The FBI has had few information technology improvements over the last six years. It counts more than 13,000 desktop computers that are four to eight years old and cannot run today's basic software. Some agents don't even have the luxury of a mouse to navigate the computer screen. Most of the FBI's smaller offices are connected to the internal network at speeds equal to a 56Kbps modem. And agents are unable to store much of the information they collect - photographs, graphical and tabular data - in the agency's primary investigative databases. Some sensitive classified and criminal data are available only on paper.
It's not as though the FBI hasn't tried to upgrade. In 1999, the agency planned a project called the Information Sharing Initiative that would have used $430 million over five years to fund hardware and software and facilitate data sharing. Congress balked, expressing concern over how the FBI would manage the program, and cited the National Crime Information Center 2000 and the Integrated Automated Fingerprint Identification System as examples of technology projects gone awry. Each of those projects was plagued by cost overruns of more than $1 million. The current project is budgeted for around $140 million for fiscal year 2002.

Unprecedented Change
Whether the FBI's information technology infrastructure shortcomings contributed in any way to what happened on Sept. 11 will be debated. This much is clear: the FBI is looking at unprecedented change in both its IT infrastructure and the way it conducts its business.
"It's not only an issue of systems, systems, systems; it's actually culturally putting that information on those systems," said Frank Cilluffo, deputy director of the Global Organized Crime Project and co-director of two homeland defense committees of the Center for Strategic and International Studies (CSIS).
The challenge for the FBI, said Cilluffo, is to be able to sift through the multitude of threats and determine which threats pose a real danger. "It's a signal-to-noise challenge," he said. "That's where data mining can come into play. That's been an age-old challenge but it's one that we need to be working on."
Observers point to the FBI's success as a prosecutorial agency as one of its deficiencies in dealing with terrorist threats. The agency has traditionally viewed data collection in terms of an investigation that will result in a prosecution. It doesn't share the data and, thus, warnings of imminent danger have been late.
"How they deal with information works exceedingly well for the law enforcement mission as traditionally defined," said Michele Flournoy, senior advisor of the CSIS International Security Program. "But when you take it into the domain of counter terrorism where success depends on a network between intelligence, law enforcement and other agencies, their culture becomes an impediment to success."

A Herculean Challenge
The new Office of Homeland Security, headed by former Pennsylvania Gov. Tom Ridge, will be charged with closing the gaps in the country's law enforcement and intelligence operations. Ridge recently challenged law enforcement and intelligence agencies, which have a habit of being stingy with information, to "open the lines of communication like never before."
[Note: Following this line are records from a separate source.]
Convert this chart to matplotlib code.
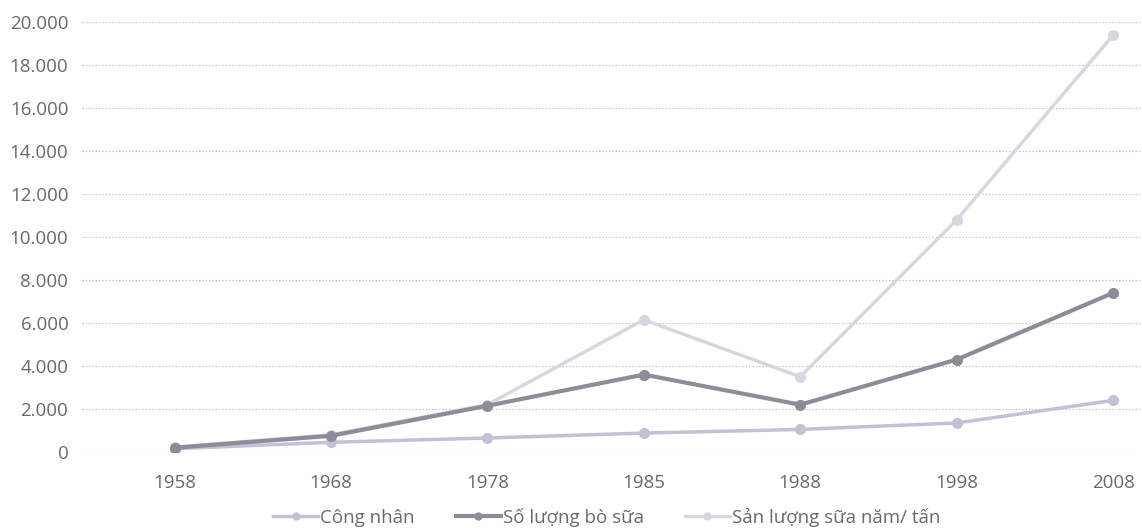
import matplotlib.pyplot as plt
from matplotlib.ticker import FuncFormatter

years = ['1958', '1968', '1978', '1985', '1988', '1998', '2008']
cong_nhan = [150, 450, 650, 880, 1050, 1350, 2400]
bo_sua = [200, 750, 2150, 3600, 2200, 4300, 7400]
san_luong = [220, 800, 2200, 6150, 3500, 10800, 19400]

labels = ['Công nhân', 'Số lượng bò sữa', 'Sản lượng sữa năm/ tấn']
colors = ['#c6c0d6', '#8e8c98', '#dad6df']

plt.rcParams['font.family'] = ['Open Sans', 'DejaVu Sans']

fig = plt.figure(figsize=(11.42, 5.28), dpi=100)
ax = fig.add_axes([0.072, 0.144, 0.926, 0.814])

x = range(len(years))
series = [cong_nhan, bo_sua, san_luong]
widths = [2.5, 3.0, 2.5]
zorders = [3, 4, 2]
for vals, lab, col, lw, z in zip(series, labels, colors, widths, zorders):
    ax.plot(x, vals, color=col, lw=lw, marker='o', ms=7, label=lab,
            markerfacecolor=col, markeredgecolor=col, zorder=z)

ax.set_ylim(0, 20000)
ax.set_yticks(range(0, 20001, 2000))
ax.yaxis.set_major_formatter(FuncFormatter(lambda v, p: f'{int(v):,}'.replace(',', '.')))
ax.set_xlim(-0.59, 6.17)
ax.set_xticks(list(x))
ax.set_xticklabels(years)

ax.grid(axis='y', linestyle=(0, (1, 2)), color='#b0b0b0', lw=0.8)
ax.set_axisbelow(True)
for s in ax.spines.values():
    s.set_visible(False)
ax.tick_params(axis='both', length=0, labelsize=13.5, colors='#6a6a6a')
ax.tick_params(axis='x', pad=16)
ax.tick_params(axis='y', pad=10)

leg = ax.legend(loc='center', bbox_to_anchor=(0.496, -0.152), ncol=3,
                frameon=False, fontsize=13.5, handlelength=2.4, handletextpad=0.1,
                columnspacing=2.2, labelcolor='#6a6a6a')
for h in leg.get_lines():
    h.set_markersize(5)

plt.savefig('out.png', dpi=100)
plt.close()
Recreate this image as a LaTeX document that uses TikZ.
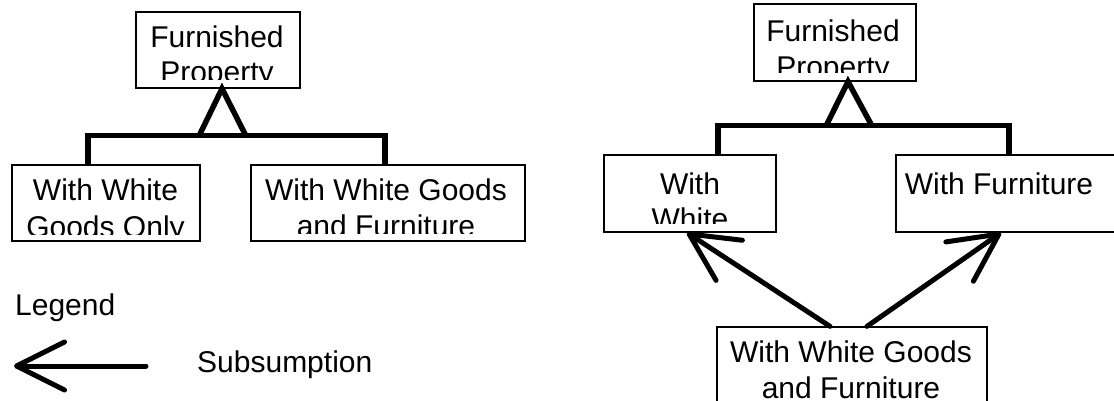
\documentclass[tikz,border=0pt]{standalone}
\usepackage{fontspec}
\setmainfont{Liberation Sans}
\usetikzlibrary{arrows.meta}
\begin{document}
\begin{tikzpicture}[x=1pt,y=-1pt,
  box/.style={draw, line width=1.3pt, inner sep=0pt},
  lbl/.style={font=\fontsize{30}{35}\selectfont, inner sep=0pt, anchor=base},
  link/.style={line width=5.5pt, line join=miter},
  arr/.style={line width=5pt, line cap=round, -{Straight Barb[length=48pt, width=48pt, round]}}]
\useasboundingbox (0,0) rectangle (1114,401);
\clip (0,0) rectangle (1114,401);

% ---------- left diagram ----------
\node[box, minimum width=164pt, minimum height=76pt] (fpL) at (218,50) {};
\node[box, minimum width=188pt, minimum height=76pt] (wwgo) at (106,203) {};
\node[box, minimum width=274pt, minimum height=76pt] (wwgf) at (388,203) {};

\begin{scope}
  \clip (136,12) rectangle (300,80);
  \node[lbl] (fpLa) at (217,47.5) {Furnished};
  \node[lbl] (fpLb) at (217,82.5) {Property};
\end{scope}
\begin{scope}
  \clip (12,165) rectangle (200,234);
  \node[lbl] (wwgoa) at (105.5,200.5) {With White};
  \node[lbl] (wwgob) at (105.5,237.5) {Goods Only};
\end{scope}
\begin{scope}
  \clip (251,165) rectangle (525,233);
  \node[lbl] (wwgfa) at (386,200.5) {With White Goods};
  \node[lbl] (wwgfb) at (386,236.5) {and Furniture};
\end{scope}

\coordinate (apL) at ([xshift=4pt]fpL.south);
\draw[link] (199,136) -- (apL) -- (246,136);
\draw[link] ([xshift=-18pt]wwgo.north) -- ++(0,-29) -| ([xshift=-3pt]wwgf.north);

% ---------- legend ----------
\node[lbl, anchor=base west] (leg) at (15,315.5) {Legend};
\node[lbl, anchor=base west] (sub) at (197,372) {Subsumption};
\coordinate (lgA) at (146,366);
\coordinate (lgB) at (14,366);
\draw[arr] (lgA) -- (lgB);

% ---------- right diagram ----------
\node[box, minimum width=162pt, minimum height=77pt] (fpR) at (835,42.5) {};
\node[box, minimum width=172pt, minimum height=77pt] (ww) at (690,193.5) {};
\node[box, minimum width=234pt, minimum height=77pt] (wf) at (1013,193.5) {};
\node[box, minimum width=270pt, minimum height=76pt] (bw) at (852,365) {};

\begin{scope}
  \clip (754,4) rectangle (916,73);
  \node[lbl] (fpRa) at (833,42) {Furnished};
  \node[lbl] (fpRb) at (833,78) {Property};
\end{scope}
\begin{scope}
  \clip (604,155) rectangle (776,223);
  \node[lbl] (wwa) at (690,194.5) {With};
  \node[lbl] (wwb) at (690,229) {White};
\end{scope}
\node[lbl] (wfa) at (999,194.5) {With Furniture};
\node[lbl] (bwa) at (851,362.5) {With White Goods};
\node[lbl] (bwb) at (851,398.5) {and Furniture};

\coordinate (apR) at ([xshift=13pt]fpR.south);
\draw[link] (826,126) -- (apR) -- (872,126);
\draw[link] ([xshift=28pt]ww.north) -- ++(0,-29) -| ([xshift=-4pt]wf.north);

\draw[arr] ([xshift=-22pt]bw.north) -- ([xshift=-3pt]ww.south);
\draw[arr] ([xshift=15pt]bw.north) -- ([xshift=-12pt]wf.south);
\end{tikzpicture}
\end{document}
"I get a sense that you're going to get some real traction and movement from the Office of Homeland Security, which is trying to look at how to fuse and mine information, not just between the feds but between the feds and state and local governments to get down to the tip of the spear," Cilluffo said.
It will be a Herculean challenge; but one that is not really new, Cilluffo said. "If you look at counter narcotics, they've had this challenge for quite some time. The way it started working was through joint task forces," he said. A New York task force comprised of the New York Police Department, the FBI, U.S. Customs and state and local agencies eventually developed a working relationship. "They didn't want to share information before they actually saw who was the user of that information," Cilluffo said. "You need to build trust and you need to build it fast in this case."
It will be difficult, not only culturally but structurally as well.
For the most part, each law enforcement agency has its own unique procedures and protocol. Adapting those to mesh with other agencies will mean changing the procedures and the technology, said Philip Agre, associate professor of information studies at the University of California at Los Angeles.
"Every computer system grows up in a certain ecology and it intertwines with everything around it [in an organization], the language, the procedures, the rules, the politics, everything," Agre said. "That's why it's extremely hard to change. You're not just changing software, you're changing the organization."